Problem to solve | Locate each line containing the string "this" and copy it out.

Records to use |
........
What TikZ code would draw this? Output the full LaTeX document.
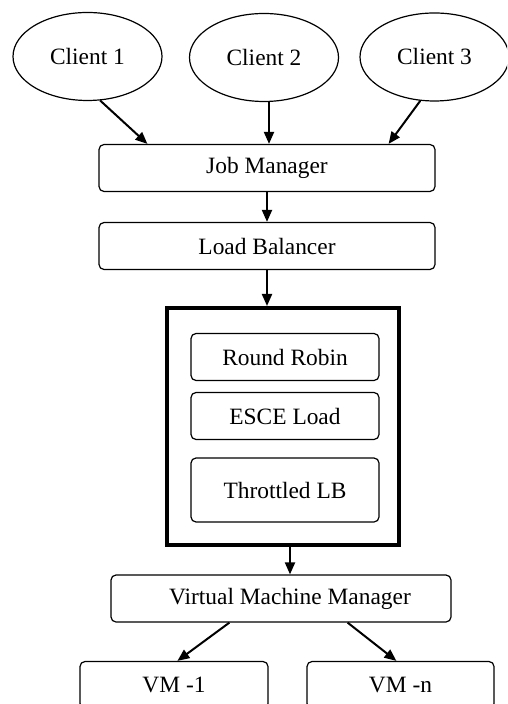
........
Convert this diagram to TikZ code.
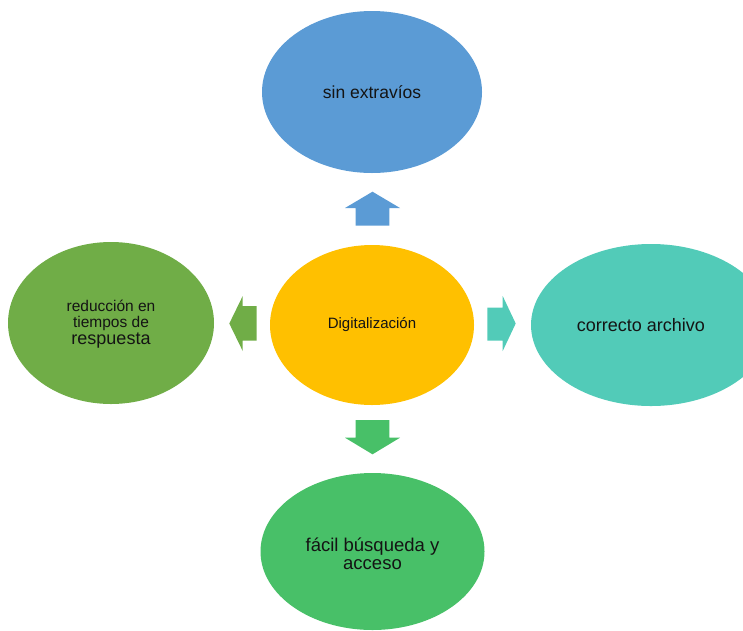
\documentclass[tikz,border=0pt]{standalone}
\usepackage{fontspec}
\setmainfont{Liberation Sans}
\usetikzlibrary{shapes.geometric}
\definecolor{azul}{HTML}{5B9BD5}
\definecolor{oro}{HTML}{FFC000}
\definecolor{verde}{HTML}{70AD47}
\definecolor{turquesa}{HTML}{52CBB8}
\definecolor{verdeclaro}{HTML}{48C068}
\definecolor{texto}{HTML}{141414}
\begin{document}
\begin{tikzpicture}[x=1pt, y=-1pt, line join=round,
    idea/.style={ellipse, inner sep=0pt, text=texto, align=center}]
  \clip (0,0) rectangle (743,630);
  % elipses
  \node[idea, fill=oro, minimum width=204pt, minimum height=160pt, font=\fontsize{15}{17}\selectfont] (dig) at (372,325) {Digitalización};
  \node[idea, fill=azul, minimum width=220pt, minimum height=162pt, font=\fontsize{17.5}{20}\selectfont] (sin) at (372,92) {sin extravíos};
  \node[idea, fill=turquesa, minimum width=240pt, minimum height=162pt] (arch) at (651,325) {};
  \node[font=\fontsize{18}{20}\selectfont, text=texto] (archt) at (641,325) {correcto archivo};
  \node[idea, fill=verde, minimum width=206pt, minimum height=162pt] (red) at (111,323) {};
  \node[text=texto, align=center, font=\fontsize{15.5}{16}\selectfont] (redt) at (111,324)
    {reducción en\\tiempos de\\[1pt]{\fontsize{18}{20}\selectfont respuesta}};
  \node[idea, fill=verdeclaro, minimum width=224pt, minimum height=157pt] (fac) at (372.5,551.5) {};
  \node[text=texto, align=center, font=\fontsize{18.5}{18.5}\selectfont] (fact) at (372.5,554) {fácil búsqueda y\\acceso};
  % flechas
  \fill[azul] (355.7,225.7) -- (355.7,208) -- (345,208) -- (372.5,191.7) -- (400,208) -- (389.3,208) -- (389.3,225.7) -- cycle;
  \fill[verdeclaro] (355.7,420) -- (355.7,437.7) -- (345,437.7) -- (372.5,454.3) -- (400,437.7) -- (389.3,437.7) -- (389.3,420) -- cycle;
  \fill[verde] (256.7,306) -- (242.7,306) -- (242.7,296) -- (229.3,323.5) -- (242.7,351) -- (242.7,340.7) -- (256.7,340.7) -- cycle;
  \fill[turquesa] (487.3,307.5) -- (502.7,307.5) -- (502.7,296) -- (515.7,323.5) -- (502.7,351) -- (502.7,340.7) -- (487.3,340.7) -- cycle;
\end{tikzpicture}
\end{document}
........
The result |
What TikZ code would draw this? Output the full LaTeX document.
Convert this diagram to TikZ code.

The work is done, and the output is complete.